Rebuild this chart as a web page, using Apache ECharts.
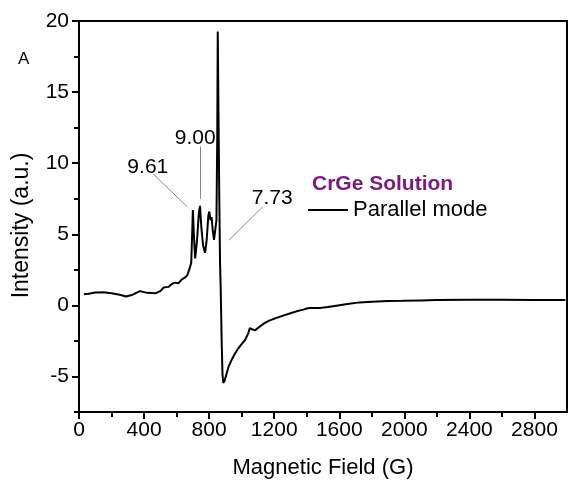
<!DOCTYPE html>
<html>
<head>
<meta charset="utf-8">
<script src="https://cdn.jsdelivr.net/npm/echarts@6/dist/echarts.min.js"></script>
<style>
  html, body { margin: 0; padding: 0; background: #fff; }
  #main { width: 568px; height: 484px; }
</style>
</head>
<body>
<div id="main"></div>
<script>
// magnetic field (G) and intensity (a.u.)
const field = [30, 60, 100, 150, 200, 250, 290, 330, 375, 420, 470, 500, 520, 550, 570, 590, 610, 630, 650, 665,
  680, 690, 697, 700, 706, 714, 725, 737, 744, 752, 763, 775, 785, 795, 801, 808, 815, 822, 830, 838,
  845, 850, 853, 857, 862, 867, 871, 877, 882, 887, 895, 908, 920, 938, 958, 979, 1000, 1020, 1040, 1050,
  1057, 1068, 1081, 1110, 1140, 1173, 1210, 1255, 1300, 1337, 1380, 1400, 1418, 1480, 1530, 1582, 1650, 1724, 1800, 1900,
  1988, 2100, 2200, 2398, 2600, 2800, 2990]
const intensity = [0.78, 0.82, 0.9, 0.92, 0.85, 0.75, 0.62, 0.75, 1.0, 0.88, 0.85, 1.0, 1.25, 1.3, 1.5, 1.6, 1.55, 1.8, 1.95, 2.1,
  2.6, 3.0, 5.5, 6.7, 5.0, 3.3, 4.5, 6.5, 7.0, 5.5, 4.2, 3.7, 4.6, 6.3, 6.6, 6.0, 6.2, 5.3, 4.6, 4.5,
  6.0, 12, 19.26, 14, 8, 3, 1.25, -2.5, -4.8, -5.46, -5.3, -4.77, -4.3, -3.84, -3.4, -3.03, -2.72, -2.45, -1.99, -1.6,
  -1.46, -1.7, -1.76, -1.5, -1.25, -1.06, -0.9, -0.72, -0.55, -0.42, -0.3, -0.22, -0.19, -0.18, -0.12, -0.02, 0.1, 0.21, 0.26, 0.3,
  0.32, 0.35, 0.37, 0.39, 0.39, 0.38, 0.37]

const xTicks = [0, 400, 800, 1200, 1600, 2000, 2400, 2800]
const xMinor = [200, 600, 1000, 1400, 1800, 2200, 2600]
const yTicks = [-5, 0, 5, 10, 15, 20]
const yMinor = [-7.5, -2.5, 2.5, 7.5, 12.5, 17.5]

// g-value labels and their leader lines (data coords)
const gLabels = ['9.61', '9.00', '7.73']
const gLabelPos = [[423, 9.69], [714, 11.77], [1188, 7.57]]
const gLines = [[[456, 9.24], [665, 6.94]], [[744, 11.18], [744, 7.5]], [[1130, 6.94], [922, 4.58]]]

const chart = echarts.init(document.getElementById('main'))
const font = 'Liberation Sans, Arial, sans-serif'
const clear = 'rgba(0,0,0,0)'

const option = {
  animation: false,
  textStyle: { fontFamily: font },
  grid: {
    left: 79, right: 1, top: 21, bottom: 68,
    show: true, borderColor: '#000', borderWidth: 2
  },
  title: {
    text: 'CrGe Solution',
    left: 307, top: 169,
    textStyle: { color: '#7d1a80', fontSize: 21, fontWeight: 'bold', fontFamily: font }
  },
  legend: {
    left: 308, top: 199, padding: 0,
    itemWidth: 40, itemHeight: 2,
    icon: 'rect',
    textStyle: { color: '#000', fontSize: 22, fontFamily: font },
    data: ['Parallel mode']
  },
  graphic: [{
    type: 'text', left: 18, top: 51,
    style: { text: 'A', fontSize: 17, fill: '#000', fontFamily: font }
  }],
  xAxis: [{
    type: 'value', min: 0, max: 3000, interval: 200,
    name: 'Magnetic Field (G)', nameLocation: 'middle', nameGap: 45,
    nameTextStyle: { fontSize: 22, color: '#000' },
    axisLine: { onZero: false, lineStyle: { color: '#000', width: 2 } },
    axisTick: { customValues: xTicks, length: 7, lineStyle: { color: '#000', width: 2 } },
    axisLabel: { customValues: xTicks, fontSize: 21, color: '#000', margin: 8, formatter: v => String(v) },
    splitLine: { show: false }
  }, {
    type: 'value', min: 0, max: 3000, interval: 200, position: 'bottom',
    axisLine: { show: true, onZero: false, lineStyle: { color: clear } },
    axisTick: { show: true, customValues: xMinor, length: 5, lineStyle: { color: '#000', width: 2 } },
    axisLabel: { show: false },
    splitLine: { show: false }
  }],
  yAxis: [{
    type: 'value', min: -7.5, max: 20, interval: 2.5,
    name: 'Intensity (a.u.)', nameLocation: 'middle', nameGap: 46,
    nameTextStyle: { fontSize: 23, color: '#000', padding: [0, 18, 0, 0] },
    axisLine: { onZero: false, lineStyle: { color: '#000', width: 2 } },
    axisTick: { customValues: yTicks, length: 7, lineStyle: { color: '#000', width: 2 } },
    axisLabel: { customValues: yTicks, fontSize: 21, color: '#000', margin: 10 },
    splitLine: { show: false }
  }, {
    type: 'value', min: -7.5, max: 20, interval: 2.5, position: 'left',
    axisLine: { show: true, onZero: false, lineStyle: { color: clear } },
    axisTick: { show: true, customValues: yMinor, length: 5, lineStyle: { color: '#000', width: 2 } },
    axisLabel: { show: false },
    splitLine: { show: false }
  }],
  series: [{
    name: 'Parallel mode',
    type: 'line',
    showSymbol: false,
    symbol: 'none',
    color: '#000',
    lineStyle: { color: '#000', width: 2 },
    data: field.map((f, i) => [f, intensity[i]]),
    markLine: {
      silent: true,
      symbol: 'none',
      label: { show: false },
      lineStyle: { color: '#888', width: 1, type: 'solid' },
      data: gLines.map(l => [{ coord: l[0] }, { coord: l[1] }])
    }
  }, {
    type: 'scatter',
    symbolSize: 0,
    silent: true,
    itemStyle: { color: '#000' },
    label: {
      show: true, position: 'inside',
      formatter: p => gLabels[p.dataIndex],
      fontSize: 21, color: '#000', fontFamily: font,
      textBorderWidth: 0, opacity: 1
    },
    data: gLabelPos
  }]
}
chart.setOption(option)
</script>
</body>
</html>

# Stated task
Exactly restate the lines from the beginning of the data through the line with "6.94], [922, 4.58]]]", and no others, keeping pictures out.

# Result for this exercise
Rebuild this chart as a web page, using Apache ECharts.
<!DOCTYPE html>
<html>
<head>
<meta charset="utf-8">
<script src="https://cdn.jsdelivr.net/npm/echarts@6/dist/echarts.min.js"></script>
<style>
  html, body { margin: 0; padding: 0; background: #fff; }
  #main { width: 568px; height: 484px; }
</style>
</head>
<body>
<div id="main"></div>
<script>
// magnetic field (G) and intensity (a.u.)
const field = [30, 60, 100, 150, 200, 250, 290, 330, 375, 420, 470, 500, 520, 550, 570, 590, 610, 630, 650, 665,
  680, 690, 697, 700, 706, 714, 725, 737, 744, 752, 763, 775, 785, 795, 801, 808, 815, 822, 830, 838,
  845, 850, 853, 857, 862, 867, 871, 877, 882, 887, 895, 908, 920, 938, 958, 979, 1000, 1020, 1040, 1050,
  1057, 1068, 1081, 1110, 1140, 1173, 1210, 1255, 1300, 1337, 1380, 1400, 1418, 1480, 1530, 1582, 1650, 1724, 1800, 1900,
  1988, 2100, 2200, 2398, 2600, 2800, 2990]
const intensity = [0.78, 0.82, 0.9, 0.92, 0.85, 0.75, 0.62, 0.75, 1.0, 0.88, 0.85, 1.0, 1.25, 1.3, 1.5, 1.6, 1.55, 1.8, 1.95, 2.1,
  2.6, 3.0, 5.5, 6.7, 5.0, 3.3, 4.5, 6.5, 7.0, 5.5, 4.2, 3.7, 4.6, 6.3, 6.6, 6.0, 6.2, 5.3, 4.6, 4.5,
  6.0, 12, 19.26, 14, 8, 3, 1.25, -2.5, -4.8, -5.46, -5.3, -4.77, -4.3, -3.84, -3.4, -3.03, -2.72, -2.45, -1.99, -1.6,
  -1.46, -1.7, -1.76, -1.5, -1.25, -1.06, -0.9, -0.72, -0.55, -0.42, -0.3, -0.22, -0.19, -0.18, -0.12, -0.02, 0.1, 0.21, 0.26, 0.3,
  0.32, 0.35, 0.37, 0.39, 0.39, 0.38, 0.37]

const xTicks = [0, 400, 800, 1200, 1600, 2000, 2400, 2800]
const xMinor = [200, 600, 1000, 1400, 1800, 2200, 2600]
const yTicks = [-5, 0, 5, 10, 15, 20]
const yMinor = [-7.5, -2.5, 2.5, 7.5, 12.5, 17.5]

// g-value labels and their leader lines (data coords)
const gLabels = ['9.61', '9.00', '7.73']
const gLabelPos = [[423, 9.69], [714, 11.77], [1188, 7.57]]
const gLines = [[[456, 9.24], [665, 6.94]], [[744, 11.18], [744, 7.5]], [[1130, 6.94], [922, 4.58]]]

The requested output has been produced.